How Data Usage Differs Between the Two Concepts
Data is the lifeblood of both smart manufacturing and smart factories, but how it’s used differs between the two. In a smart factory, data is primarily focused on the factory floor. Sensors and IoT devices continuously collect information about machine performance, production rates, and environmental conditions, feeding this data into real-time monitoring systems. This data helps optimize immediate production tasks—adjusting machine settings, detecting malfunctions, and improving operational efficiency.
In contrast, smart manufacturing uses data on a larger scale. The data collected from the factory floor is integrated with other information from different parts of the manufacturing process—such as supply chain data, market trends, and customer feedback. This data is analyzed using AI and machine learning algorithms to predict future demand, optimize resource allocation, and streamline the entire production pipeline.
The key distinction here is that while a smart factory uses data to improve machine operations and production efficiency, smart manufacturing uses data to make more strategic decisions across the entire manufacturing system. For an engineer, understanding how to manage and leverage data effectively is crucial in both contexts, ensuring that the factory’s operations are informed by insights from the entire manufacturing ecosystem.
How Both Smart Manufacturing and Smart Factories Complement Each Other
Though smart manufacturing and smart factories focus on different aspects of production, they are not mutually exclusive. In fact, they complement each other, working together to create a fully optimized manufacturing system. A smart factory serves as the operational backbone, where the physical production takes place, and smart manufacturing provides the digital framework that connects the factory to the broader supply chain, customer needs, and market trends.
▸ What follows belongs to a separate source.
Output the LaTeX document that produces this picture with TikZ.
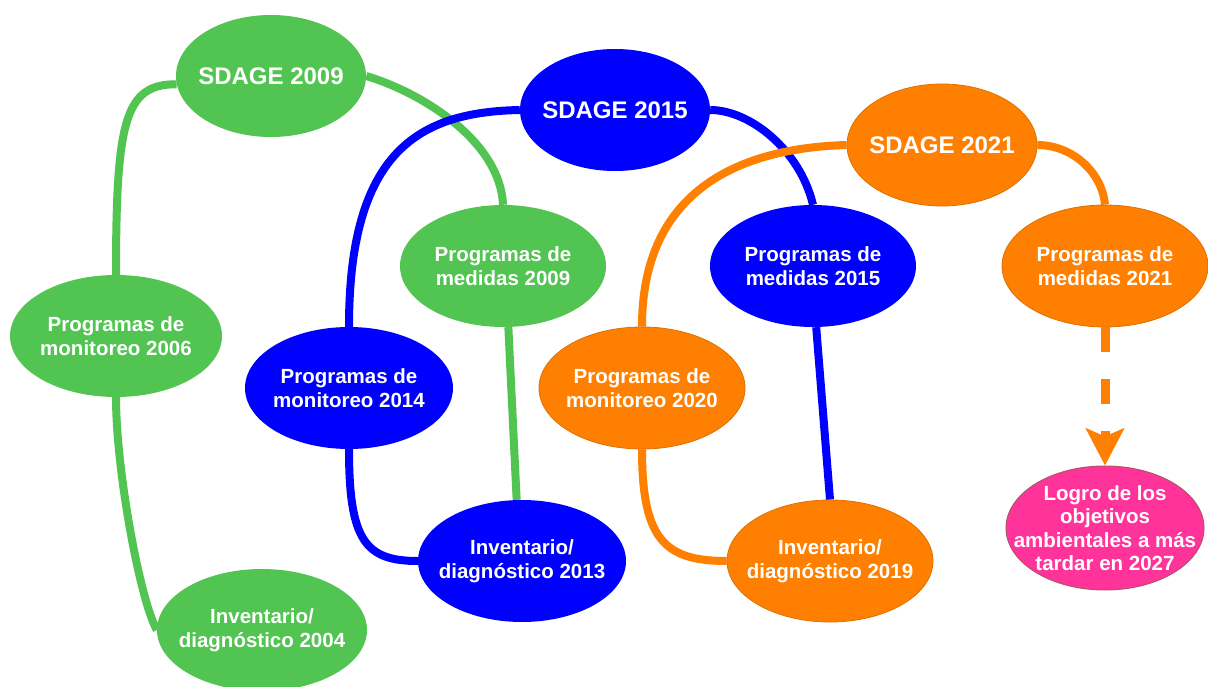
\documentclass[tikz,border=0pt]{standalone}
\usepackage{fontspec}
\setmainfont{Liberation Sans}
\usetikzlibrary{shapes.geometric,arrows.meta,backgrounds}
\definecolor{cgreen}{RGB}{82,196,82}
\definecolor{cblue}{RGB}{0,0,255}
\definecolor{corange}{RGB}{255,128,0}
\definecolor{cpink}{RGB}{255,51,153}
\definecolor{corangeline}{RGB}{222,112,0}
\definecolor{cpinkline}{RGB}{175,85,105}
\begin{document}
\begin{tikzpicture}[x=1pt,y=-1pt,
  bub/.style={ellipse, inner sep=0pt},
  big/.style={bub, minimum width=206pt, minimum height=122pt},
  sdage/.style={bub, minimum width=190pt, minimum height=122pt},
  gfill/.style={fill=cgreen},
  bfill/.style={fill=cblue},
  ofill/.style={fill=corange, draw=corangeline, line width=0.8pt},
  pfill/.style={fill=cpink, draw=cpinkline, line width=1pt},
  txt/.style={inner sep=0pt, text=white, align=center, font=\bfseries\fontsize{20.5}{24}\selectfont},
  stxt/.style={inner sep=0pt, text=white, align=center, font=\bfseries\fontsize{24}{28}\selectfont},
  conn/.style={line width=8pt}
]
\useasboundingbox (0,0) rectangle (1208,687);

% green
\node[sdage,gfill] (s09) at (271,76) {};
\node[stxt] (s09t) at (s09) {SDAGE 2009};
\node[big,gfill] (p09) at (503,266) {};
\node[txt] (p09t) at (p09) {Programas de\\medidas 2009};
\node[big,gfill,minimum width=212pt] (m06) at (116,336) {};
\node[txt] (m06t) at (m06) {Programas de\\monitoreo 2006};
\node[big,gfill,minimum width=210pt] (i04) at (262,630) {};
\node[txt] (i04t) at (i04) {Inventario/\\diagnóstico 2004};

% blue
\node[sdage,bfill] (s15) at (615,110) {};
\node[stxt] (s15t) at (s15) {SDAGE 2015};
\node[big,bfill] (p15) at (813,266) {};
\node[txt] (p15t) at (p15) {Programas de\\medidas 2015};
\node[big,bfill,minimum width=208pt] (m14) at (349,388) {};
\node[txt] (m14t) at (m14) {Programas de\\monitoreo 2014};
\node[big,bfill,minimum width=208pt] (i13) at (522,561) {};
\node[txt] (i13t) at (i13) {Inventario/\\diagnóstico 2013};

% orange
\node[sdage,ofill] (s21) at (942,145) {};
\node[stxt] (s21t) at (s21) {SDAGE 2021};
\node[big,ofill] (p21) at (1105,266) {};
\node[txt] (p21t) at (p21) {Programas de\\medidas 2021};
\node[big,ofill] (m20) at (642,388) {};
\node[txt] (m20t) at (m20) {Programas de\\monitoreo 2020};
\node[big,ofill] (i19) at (830,561) {};
\node[txt] (i19t) at (i19) {Inventario/\\diagnóstico 2019};

% pink
\node[bub,pfill,minimum width=198pt,minimum height=124pt] (goal) at (1105,528) {};
\node[txt,font=\bfseries\fontsize{20.5}{23.5}\selectfont] (goalt) at (goal) {Logro de los\\objetivos\\ambientales a más\\tardar en 2027};

\begin{pgfonlayer}{background}
\fill[white] (0,0) rectangle (1208,687);
% green connectors
\draw[conn,cgreen] (s09.185) .. controls (125,84) and (116,120) .. (m06.north);
\draw[conn,cgreen] (m06.south) .. controls (116,470) and (140,600) .. (i04.west);
\draw[conn,cgreen] (s09.east) .. controls (420,92) and (500,140) .. (p09.north);
\draw[conn,cgreen] (p09.-85) -- (i13.95);
% blue connectors
\draw[conn,cblue] (s15.west) .. controls (420,112) and (349,150) .. (m14.north);
\draw[conn,cblue] (s15.east) .. controls (750,110) and (800,150) .. (p15.north);
\draw[conn,cblue] (m14.south) .. controls (349,540) and (365,561) .. (i13.west);
\draw[conn,cblue] (p15.-87) -- (i19.north);
% orange connectors
\draw[conn,corange] (s21.west) .. controls (740,148) and (642,190) .. (m20.north);
\draw[conn,corange] (s21.east) .. controls (1072,145) and (1102,172) .. (p21.north);
\draw[conn,corange] (m20.south) .. controls (642,540) and (665,561) .. (i19.west);
\end{pgfonlayer}

\draw[corange, line width=9pt, dash pattern=on 25pt off 27pt,
  -{Stealth[length=37pt,width=38pt,inset=8pt]}] (p21.south) -- (goal.north);
\end{tikzpicture}
\end{document}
For instance, while the smart factory is focused on automating production processes, smart manufacturing ensures that the right products are being made in the right quantities based on real-time demand forecasts. Smart manufacturing’s data-driven approach informs the factory about upcoming production requirements, enabling it to adjust its operations accordingly. Similarly, data collected from the smart factory feeds back into the smart manufacturing system, helping refine supply chain logistics, resource management, and product design.
In this way, smart manufacturing and smart factories create a closed-loop system where data flows freely between the physical and digital realms. For engineers, the challenge lies in ensuring seamless communication between these two systems and leveraging both to maximize efficiency, flexibility, and responsiveness in the production process.
Conclusion
Deciding between focusing on smart manufacturing or building a smart factory depends on your company’s goals. If your aim is to optimize the entire production process, from design to delivery, smart manufacturing is the broader strategy you need. It connects every part of the manufacturing process, from supply chain management to customer feedback. However, if your primary goal is to improve the efficiency and automation of your production facility, then focusing on building a smart factory is the way to go.
Both approaches offer unique benefits, and in many cases, they work best when combined. A smart factory operates most effectively when it’s integrated into a broader smart manufacturing system. As an engineer, understanding the interplay between these two concepts will enable you to design and implement systems that are not only efficient but also flexible and data-driven, leading to greater innovation and profitability for the company.